L’avversione del mondo musicale nei confronti di Trump sta diventando ormai proverbiale e all’indomani del suo insediamento sono seguite copiose le dichiarazione al veleno di celebri personalità del mondo della musica come Springsteen, Madonna e Bono Vox, ma tra questi colui che si aggiudica il titolo di portabandiera di questo improprio movimento di opposizione non può che essere Roger Waters.
Lo storico cofondatore e bassista dei Pink Floyd è in prima linea già dal 28 settembre dello scorso anno, data nel quale è stato protagonista di un live a Città Del Messico che, come ampiamente prevedibile, è stata teatro di uno show dai contenuti decisamente aspri: le ambientazioni con le ciminiere che rimandavano al celebre Animals del 1977 a fare da cornice all’immancabile maiale aerostatico, conciato per l’occasione con tanto di foto e invettive per l’allora candidato alla casa bianca Trump, con nota a margine sulla pagina Facebook ufficiale di Waters che recitava: “The resistance begins”. D’altronde visti i trascorsi chi più di Waters può parlarci di muri?

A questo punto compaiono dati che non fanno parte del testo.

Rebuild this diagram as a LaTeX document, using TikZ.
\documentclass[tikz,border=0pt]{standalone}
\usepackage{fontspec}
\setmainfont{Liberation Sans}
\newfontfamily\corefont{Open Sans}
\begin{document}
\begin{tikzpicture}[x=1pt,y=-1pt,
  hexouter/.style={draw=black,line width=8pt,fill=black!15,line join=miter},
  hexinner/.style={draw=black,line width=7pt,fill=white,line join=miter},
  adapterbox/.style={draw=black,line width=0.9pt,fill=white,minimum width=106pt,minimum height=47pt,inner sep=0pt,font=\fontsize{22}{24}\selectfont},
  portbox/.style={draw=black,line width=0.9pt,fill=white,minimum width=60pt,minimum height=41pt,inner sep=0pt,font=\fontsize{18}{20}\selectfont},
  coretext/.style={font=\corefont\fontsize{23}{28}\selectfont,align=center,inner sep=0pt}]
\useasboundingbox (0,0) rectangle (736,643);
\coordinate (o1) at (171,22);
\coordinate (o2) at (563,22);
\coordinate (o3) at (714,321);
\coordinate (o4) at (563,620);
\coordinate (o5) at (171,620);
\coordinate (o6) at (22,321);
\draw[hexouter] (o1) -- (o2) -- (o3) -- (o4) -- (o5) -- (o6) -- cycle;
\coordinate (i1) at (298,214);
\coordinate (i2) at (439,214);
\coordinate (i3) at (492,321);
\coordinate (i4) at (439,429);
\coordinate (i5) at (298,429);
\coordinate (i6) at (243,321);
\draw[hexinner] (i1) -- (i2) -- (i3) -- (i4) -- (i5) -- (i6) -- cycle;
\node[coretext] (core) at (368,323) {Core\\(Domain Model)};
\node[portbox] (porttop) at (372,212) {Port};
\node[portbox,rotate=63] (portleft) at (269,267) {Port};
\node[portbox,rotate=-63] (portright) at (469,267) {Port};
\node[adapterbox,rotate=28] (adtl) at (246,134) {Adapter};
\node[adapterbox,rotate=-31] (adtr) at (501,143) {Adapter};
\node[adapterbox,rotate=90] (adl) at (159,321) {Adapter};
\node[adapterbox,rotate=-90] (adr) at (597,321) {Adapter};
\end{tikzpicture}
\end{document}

Il 16 novembre del 1979 dopo un estenuante e sofferto lavoro esce una delle più grandi e celebri opere rock mai realizzate nella storia della musica: The Wall. Già, perché The Wall sviscera paure e debolezze dell’ uomo moderno e lo fa mediante la sensazione di alienazione che attanaglia il protagonista Pink, alter ego di Waters stesso, che lo porta sull’orlo dell’autolesionismo e alla costruzione del “wall” in una situazione di apatica chiusura fino alla presa di coscienza mediante l’allegorico processo che il protagonista si infligge: l’unica via d’uscita a sua disposizione è mettere fine al suo isolamento e tornare a vivere, con la conseguente caduta del muro.
È uno di quei rari casi in cui l’idea di concept album assume quindi un significato davvero totale: dal doppio disco, ai leggendari live, passando per la rappresentazione cinematografica, tutt’ora si fatica a capire per quale di queste sia stata inizialmente pensata l’opera tanto è avvolgente e sfaccettata in ognuna di esse. Difficile risulta anche connotare il genere di questo album: il concetto ricorda in qualche modo implementata all’ennesima potenza l’idea di Freddie Mercury e compagni ai tempi di Bohemian Rhapsody, un labirinto di atmosfere e generi mai visto: Mother e Hey You potrebbero essere a tutti gli effetti dei brani del disco Wish You Were Here, Another Brick In The Wall Pt.2 e Young Lust spostano schemi e mood verso lidi più essenziali e puramente rock, Bring The Boys Back Home e The Trial sono addirittura riconducibili all’operetta e In the Flesh rimanda nel nome e nelle tematiche alle suite dilatate di Animals.
Complicato e diretto allo stesso tempo, claustrofobico, introspettivo e avvolgente ma soprattutto attuale e alla stringente attualità delle tematiche ci riallacciamo con la provocazione lanciata da Waters in una delle sue più recenti apparizioni: suonare di nuovo, dopo lo storico concerto del 21 luglio del 1990 per celebrare la caduta del muro di Berlino, The Wall sul confine tra Messico e Stati Uniti. Ce la farà Pink dopo averlo visto ergersi e crollare, ad impedire stavolta la costruzione del muro?